WRITTEN PROBLEM: Leaving out the pictures, retype all the material exactly.
☆ ☆ ☆ ☆ ☆
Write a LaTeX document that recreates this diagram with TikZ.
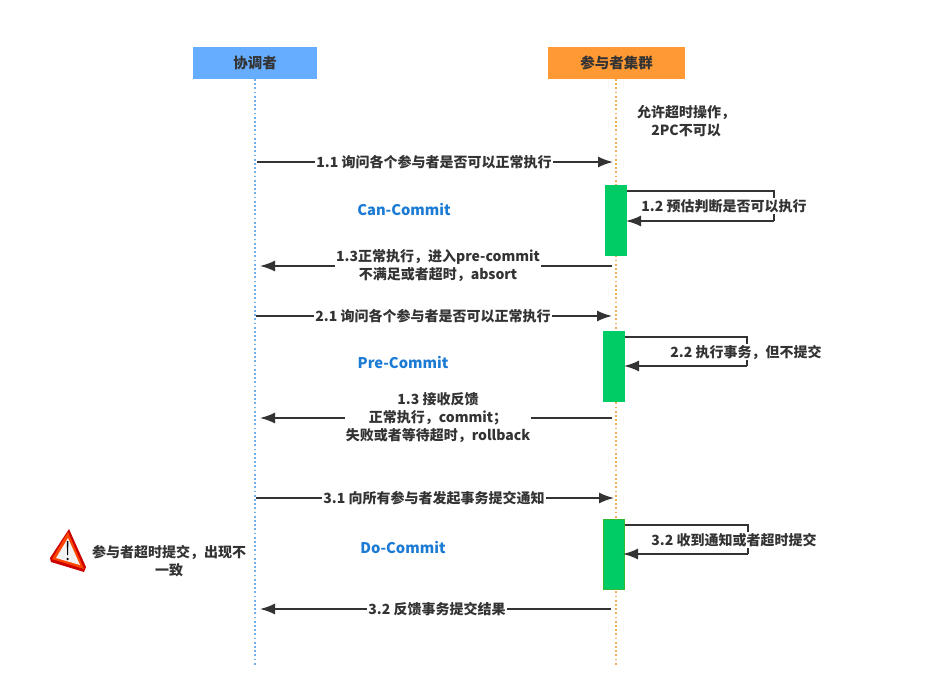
\documentclass[tikz,border=0pt]{standalone}
\usepackage{fontspec}
\setmainfont{Noto Sans CJK SC}
\usetikzlibrary{arrows.meta}
\definecolor{ink}{HTML}{333333}
\definecolor{blueh}{HTML}{66ADFF}
\definecolor{orangeh}{HTML}{FF9933}
\definecolor{barg}{HTML}{00CC66}
\definecolor{lifeb}{HTML}{6FB0E8}
\definecolor{lifeo}{HTML}{F5A95A}
\definecolor{phase}{HTML}{1A7AD4}
\tikzset{
  headbox/.style={minimum height=32pt,inner sep=0pt,text=ink,font=\fontsize{14.5}{16}\selectfont\bfseries},
  bar/.style={fill=barg,draw=none,inner sep=0pt,minimum width=22pt,minimum height=71pt},
  msg/.style={draw=ink,line width=1.6pt,-{Latex[length=15pt,width=11pt]}},
  plain/.style={draw=ink,line width=1.6pt},
  lbl/.style={fill=white,inner sep=1pt,text=ink,align=center,font=\fontsize{14}{18}\selectfont\bfseries},
  bare/.style={inner sep=1pt,text=ink,align=center,font=\fontsize{14}{18}\selectfont\bfseries},
  phaselbl/.style={inner sep=0pt,text=phase,font=\fontsize{14.7}{16}\selectfont\bfseries},
  life/.style={line width=1.8pt,dash pattern=on 1.8pt off 2.4pt}
}
\begin{document}
\begin{tikzpicture}[x=1pt,y=-1pt]
\useasboundingbox (0,0) rectangle (952,698);
\fill[white] (0,0) rectangle (952,698);
% headers
\node[headbox,fill=blueh,minimum width=124pt] (coord) at (255,63) {协调者};
\node[headbox,fill=orangeh,minimum width=137pt] (part) at (616.5,63) {参与者集群};
% lifelines
\coordinate (coordEnd) at (255,665);
\coordinate (partEnd) at (616,665);
\draw[life,draw=lifeb] (255,79) -- (coordEnd);
\draw[life,draw=lifeo] (616,79) -- (partEnd);
% bars
\node[bar] (bar1) at (616,220.5) {};
\node[bar] (bar2) at (614,366.5) {};
\node[bar,draw=green!65!black!80,line width=1pt,minimum width=21pt,minimum height=70pt] (bar3) at (614,554.5) {};
% coordinates for messages
\coordinate (a1s) at (257,162); \coordinate (a1e) at (613,162);
\coordinate (a3s) at (612,266); \coordinate (a3e) at (260,266);
\coordinate (b1s) at (256,316); \coordinate (b1e) at (612,316);
\coordinate (b3s) at (612,418); \coordinate (b3e) at (260,418);
\coordinate (c1s) at (256,498); \coordinate (c1e) at (614,498);
\coordinate (c3s) at (611,609); \coordinate (c3e) at (260,609);
\draw[msg] (a1s) -- (a1e);
\draw[msg] (a3s) -- (a3e);
\draw[msg] (b1s) -- (b1e);
\draw[msg] (b3s) -- (b3e);
\draw[msg] (c1s) -- (c1e);
\draw[msg] (c3s) -- (c3e);
% self loops
\coordinate (l1a) at (627,191); \coordinate (l1b) at (774,191); \coordinate (l1c) at (774,221); \coordinate (l1d) at (626,221);
\draw[plain] (l1a) -- (l1b) -- (l1c);
\draw[msg] (l1c) -- (l1d);
\coordinate (l2a) at (625,337); \coordinate (l2b) at (747,337); \coordinate (l2c) at (747,366); \coordinate (l2d) at (624,366);
\draw[plain] (l2a) -- (l2b) -- (l2c);
\draw[msg] (l2c) -- (l2d);
\coordinate (l3a) at (625,525); \coordinate (l3b) at (748,525); \coordinate (l3c) at (748,554); \coordinate (l3d) at (623,554);
\draw[plain] (l3a) -- (l3b) -- (l3c);
\draw[msg] (l3c) -- (l3d);
% labels
\node[lbl] (t11) at (434,162) {1.1 询问各个参与者是否可以正常执行};
\node[lbl] (t12) at (724,206) {1.2 预估判断是否可以执行};
\node[lbl] (t13) at (438,266) {1.3正常执行，进入pre-commit\\不满足或者超时，absort};
\node[lbl] (t21) at (433,316) {2.1 询问各个参与者是否可以正常执行};
\node[lbl] (t22) at (746,352) {2.2 执行事务，但不提交};
\node[lbl,minimum width=186pt] (t23) at (438,418) {1.3 接收反馈\\正常执行，commit；\\失败或者等待超时，rollback};
\node[lbl] (t31) at (434,498) {3.1 向所有参与者发起事务提交通知};
\node[lbl] (t32) at (734,540) {3.2 收到通知或者超时提交};
\node[lbl] (t33) at (437,609) {3.2 反馈事务提交结果};
\node[bare] (note1) at (686,121) {允许超时操作，\\2PC不可以};
\node[bare] (note2) at (169,561) {参与者超时提交，出现不\\一致};
\node[phaselbl] (ph1) at (404,209) {Can-Commit};
\node[phaselbl] (ph2) at (403,362) {Pre-Commit};
\node[phaselbl] (ph3) at (403,547) {Do-Commit};
% warning icon
\fill[red!80!black,line join=round] (69,529) -- (86,567) -- (84,572) -- (51,562) -- (50,558) -- cycle;
\fill[orange!55!red] (68,532) -- (84,569) -- (52,559) -- cycle;
\fill[gray!10] (68,538) -- (80,565) -- (56,558) -- cycle;
\fill[black] (66.8,541) -- (68.4,541) -- (68,555) -- (67.2,555) -- cycle;
\fill[black] (67.6,559) circle (1.3pt);
\end{tikzpicture}
\end{document}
☆ ☆ ☆ ☆ ☆
ANSWER IN FULL:
Write a LaTeX document that recreates this diagram with TikZ.
\documentclass[tikz,border=0pt]{standalone}
\usepackage{fontspec}
\setmainfont{Noto Sans CJK SC}
\usetikzlibrary{arrows.meta}
\definecolor{ink}{HTML}{333333}
\definecolor{blueh}{HTML}{66ADFF}
\definecolor{orangeh}{HTML}{FF9933}
\definecolor{barg}{HTML}{00CC66}
\definecolor{lifeb}{HTML}{6FB0E8}
\definecolor{lifeo}{HTML}{F5A95A}
\definecolor{phase}{HTML}{1A7AD4}
\tikzset{
  headbox/.style={minimum height=32pt,inner sep=0pt,text=ink,font=\fontsize{14.5}{16}\selectfont\bfseries},
  bar/.style={fill=barg,draw=none,inner sep=0pt,minimum width=22pt,minimum height=71pt},
  msg/.style={draw=ink,line width=1.6pt,-{Latex[length=15pt,width=11pt]}},
  plain/.style={draw=ink,line width=1.6pt},
  lbl/.style={fill=white,inner sep=1pt,text=ink,align=center,font=\fontsize{14}{18}\selectfont\bfseries},
  bare/.style={inner sep=1pt,text=ink,align=center,font=\fontsize{14}{18}\selectfont\bfseries},
  phaselbl/.style={inner sep=0pt,text=phase,font=\fontsize{14.7}{16}\selectfont\bfseries},
  life/.style={line width=1.8pt,dash pattern=on 1.8pt off 2.4pt}
}
\begin{document}
\begin{tikzpicture}[x=1pt,y=-1pt]
\useasboundingbox (0,0) rectangle (952,698);
\fill[white] (0,0) rectangle (952,698);
% headers
\node[headbox,fill=blueh,minimum width=124pt] (coord) at (255,63) {协调者};
\node[headbox,fill=orangeh,minimum width=137pt] (part) at (616.5,63) {参与者集群};
% lifelines
\coordinate (coordEnd) at (255,665);
\coordinate (partEnd) at (616,665);
\draw[life,draw=lifeb] (255,79) -- (coordEnd);
\draw[life,draw=lifeo] (616,79) -- (partEnd);
% bars
\node[bar] (bar1) at (616,220.5) {};
\node[bar] (bar2) at (614,366.5) {};
\node[bar,draw=green!65!black!80,line width=1pt,minimum width=21pt,minimum height=70pt] (bar3) at (614,554.5) {};
% coordinates for messages
\coordinate (a1s) at (257,162); \coordinate (a1e) at (613,162);
\coordinate (a3s) at (612,266); \coordinate (a3e) at (260,266);
\coordinate (b1s) at (256,316); \coordinate (b1e) at (612,316);
\coordinate (b3s) at (612,418); \coordinate (b3e) at (260,418);
\coordinate (c1s) at (256,498); \coordinate (c1e) at (614,498);
\coordinate (c3s) at (611,609); \coordinate (c3e) at (260,609);
\draw[msg] (a1s) -- (a1e);
\draw[msg] (a3s) -- (a3e);
\draw[msg] (b1s) -- (b1e);
\draw[msg] (b3s) -- (b3e);
\draw[msg] (c1s) -- (c1e);
\draw[msg] (c3s) -- (c3e);
% self loops
\coordinate (l1a) at (627,191); \coordinate (l1b) at (774,191); \coordinate (l1c) at (774,221); \coordinate (l1d) at (626,221);
\draw[plain] (l1a) -- (l1b) -- (l1c);
\draw[msg] (l1c) -- (l1d);
\coordinate (l2a) at (625,337); \coordinate (l2b) at (747,337); \coordinate (l2c) at (747,366); \coordinate (l2d) at (624,366);
\draw[plain] (l2a) -- (l2b) -- (l2c);
\draw[msg] (l2c) -- (l2d);
\coordinate (l3a) at (625,525); \coordinate (l3b) at (748,525); \coordinate (l3c) at (748,554); \coordinate (l3d) at (623,554);
\draw[plain] (l3a) -- (l3b) -- (l3c);
\draw[msg] (l3c) -- (l3d);
% labels
\node[lbl] (t11) at (434,162) {1.1 询问各个参与者是否可以正常执行};
\node[lbl] (t12) at (724,206) {1.2 预估判断是否可以执行};
\node[lbl] (t13) at (438,266) {1.3正常执行，进入pre-commit\\不满足或者超时，absort};
\node[lbl] (t21) at (433,316) {2.1 询问各个参与者是否可以正常执行};
\node[lbl] (t22) at (746,352) {2.2 执行事务，但不提交};
\node[lbl,minimum width=186pt] (t23) at (438,418) {1.3 接收反馈\\正常执行，commit；\\失败或者等待超时，rollback};
\node[lbl] (t31) at (434,498) {3.1 向所有参与者发起事务提交通知};
\node[lbl] (t32) at (734,540) {3.2 收到通知或者超时提交};
\node[lbl] (t33) at (437,609) {3.2 反馈事务提交结果};
\node[bare] (note1) at (686,121) {允许超时操作，\\2PC不可以};
\node[bare] (note2) at (169,561) {参与者超时提交，出现不\\一致};
\node[phaselbl] (ph1) at (404,209) {Can-Commit};
\node[phaselbl] (ph2) at (403,362) {Pre-Commit};
\node[phaselbl] (ph3) at (403,547) {Do-Commit};
% warning icon
\fill[red!80!black,line join=round] (69,529) -- (86,567) -- (84,572) -- (51,562) -- (50,558) -- cycle;
\fill[orange!55!red] (68,532) -- (84,569) -- (52,559) -- cycle;
\fill[gray!10] (68,538) -- (80,565) -- (56,558) -- cycle;
\fill[black] (66.8,541) -- (68.4,541) -- (68,555) -- (67.2,555) -- cycle;
\fill[black] (67.6,559) circle (1.3pt);
\end{tikzpicture}
\end{document}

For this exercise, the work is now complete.